Finance & investing
Consumers misreport the timing of major purchases in expenditure surveys, typically recalling them as more recent than they were, which inflates spending estimates for recent periods and distorts market demand forecasting.
Misperceiving when past events happened — distant events feeling more recent, and recent events feeling further away.
Imagine your memory is like a stretchy rubber timeline. Things that happened a long, long time ago get scrunched toward you, so they feel closer than they really are—like that vacation from five years ago that feels like it was just two years ago. And things that happened recently get stretched away, so last month's dentist visit feels like it was ages ago. Your brain isn't great at remembering exactly when things happened, so it guesses—and it guesses wrong in predictable ways.
The telescoping effect is a systematic distortion in autobiographical memory in which people misplace events along a timeline, with the dominant pattern being forward telescoping—perceiving distant events as more recent than they actually are. The crossover point between forward and backward telescoping is approximately three years: events older than three years tend to be pulled forward toward the present, while events within the past three years tend to be pushed backward. This bias is not random noise but a predictable consequence of how the brain reconstructs temporal information from partial cues rather than encoding precise dates. The effect is especially consequential in survey research, clinical reporting, and legal testimony, where accurate recall of timing is critical.
The same glitch looks different depending on the terrain. Finance, medicine, a relationship, a team — same mechanism, different costume.
Consumers misreport the timing of major purchases in expenditure surveys, typically recalling them as more recent than they were, which inflates spending estimates for recent periods and distorts market demand forecasting.
Patients systematically misdate the onset of symptoms or substance use, with forward telescoping compressing addiction histories and making early-onset conditions appear to have started later, potentially leading clinicians to underestimate disease duration and severity.
People tend to remember the start of a relationship as more recent than it was, compressing their sense of how long they've been with a partner, which can distort perceptions of relationship milestones and progress.
Users misreport how recently they last used a feature or encountered a bug, skewing analytics based on self-reported data and leading product teams to misjudge feature adoption timelines or issue recurrence rates.
Employees recalling their performance over the past year tend to temporally compress distant achievements into the recent past, inflating perceived recent productivity during annual reviews based on self-assessment.
People misdate major political events or policy changes, perceiving them as more recent than they are, which distorts public perception of governmental timelines and makes historical patterns of political change seem compressed or accelerated.
John Neter and Joseph Waksberg, 1964, in their study of response errors in household expenditure surveys for the U.S. Census Bureau, published in the Journal of the American Statistical Association.
Precise temporal dating of events provided little survival advantage compared to remembering what happened and its emotional significance.

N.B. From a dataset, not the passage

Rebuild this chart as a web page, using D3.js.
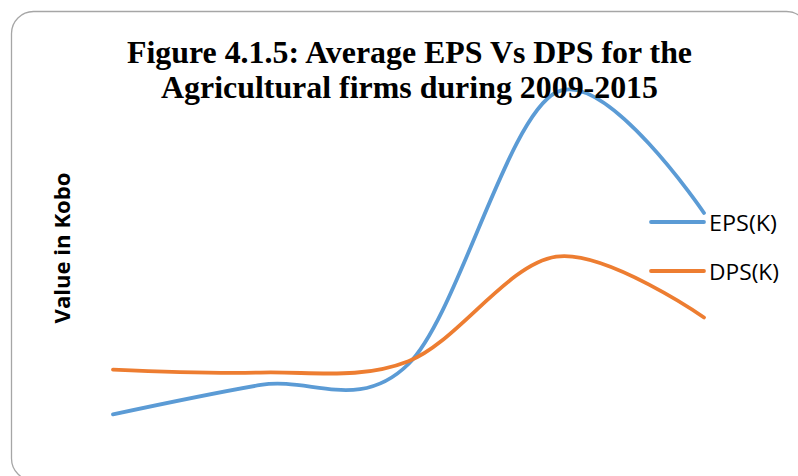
<!DOCTYPE html>
<html>
<head>
<meta charset="utf-8">
<script src="https://cdn.jsdelivr.net/npm/d3@7"></script>
<style>
  html, body { margin: 0; padding: 0; background: #fff; }
  svg { display: block; }
</style>
</head>
<body>
<svg id="chart" width="798" height="476"></svg>
<script>
const categories = ["2009", "2010", "2011", "2012", "2013"];
const epsValues = [2.7, 5.8, 8.0, 36.6, 23.9];
const dpsValues = [7.4, 7.1, 8.3, 19.3, 12.9];
const seriesNames = ["EPS(K)", "DPS(K)"];
const titleLines = ["Figure 4.1.5: Average EPS Vs DPS for the", "Agricultural firms during 2009-2015"];
const yAxisLabel = "Value in Kobo";

const series = [
  { name: seriesNames[0], values: epsValues, color: "#5B9BD5" },
  { name: seriesNames[1], values: dpsValues, color: "#ED7D31" }
];

const svg = d3.select("#chart");

// chart border
svg.append("rect")
  .attr("x", 11.5).attr("y", 11.5)
  .attr("width", 797).attr("height", 469)
  .attr("rx", 22).attr("ry", 22)
  .attr("fill", "#fff")
  .attr("stroke", "#a6a6a6")
  .attr("stroke-width", 1.3);

const x = d3.scalePoint().domain(categories).range([113, 704]);
const y = d3.scaleLinear().domain([0, 40]).range([440, 60]);

const line = d3.line()
  .x((d, i) => x(categories[i]))
  .y(d => y(d))
  .curve(d3.curveCardinal.tension(0));

svg.selectAll("path.series")
  .data(series)
  .join("path")
  .attr("class", "series")
  .attr("d", d => line(d.values))
  .attr("fill", "none")
  .attr("stroke", d => d.color)
  .attr("stroke-width", 3.8)
  .attr("stroke-linecap", "round")
  .attr("stroke-linejoin", "round");

// title
const title = svg.append("text")
  .attr("text-anchor", "middle")
  .attr("font-family", "'Liberation Serif', 'Times New Roman', serif")
  .attr("font-weight", "bold")
  .attr("font-size", 32)
  .attr("fill", "#000");
const titleLens = [565, 497];
const titleY = [63, 98];
titleLines.forEach((t, i) => {
  title.append("tspan")
    .attr("x", 409.5)
    .attr("y", titleY[i])
    .attr("textLength", titleLens[i])
    .attr("lengthAdjust", "spacingAndGlyphs")
    .text(t);
});

// y axis label
svg.append("text")
  .attr("transform", "translate(70,248) rotate(-90)")
  .attr("text-anchor", "middle")
  .attr("font-family", "'Open Sans', 'Noto Sans', sans-serif")
  .attr("font-weight", "bold")
  .attr("font-size", 21)
  .attr("textLength", 151)
  .attr("lengthAdjust", "spacingAndGlyphs")
  .attr("fill", "#000")
  .text(yAxisLabel);

// legend
const legendY = [222, 271];
const legendTextLen = [68, 70];
const lg = svg.selectAll("g.legend")
  .data(series)
  .join("g")
  .attr("class", "legend")
  .attr("transform", (d, i) => `translate(0,${legendY[i]})`);
lg.append("line")
  .attr("x1", 651).attr("x2", 704)
  .attr("y1", 0).attr("y2", 0)
  .attr("stroke", d => d.color)
  .attr("stroke-width", 3.8)
  .attr("stroke-linecap", "round");
lg.append("text")
  .attr("x", 709)
  .attr("y", 8.5)
  .attr("font-family", "'Open Sans', 'Noto Sans', sans-serif")
  .attr("font-size", 22)
  .attr("textLength", (d, i) => legendTextLen[i])
  .attr("lengthAdjust", "spacingAndGlyphs")
  .attr("fill", "#000")
  .text(d => d.name);
</script>
</body>
</html>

Ancestral environments favored memory systems that prioritized the content, emotional valence, and threat-relevance of events over their exact chronological position, since knowing that a predator was spotted near a particular watering hole mattered far more than knowing the exact date it occurred.
When training data relies on self-reported temporal information (e.g., survey dates for purchases, symptom onset, or event timing), telescoping errors are baked into the dataset. Models trained on this data inherit systematic biases in event frequency estimates and temporal predictions, producing inflated incidence rates and compressed timelines without any mechanism to detect or correct the underlying human recall error.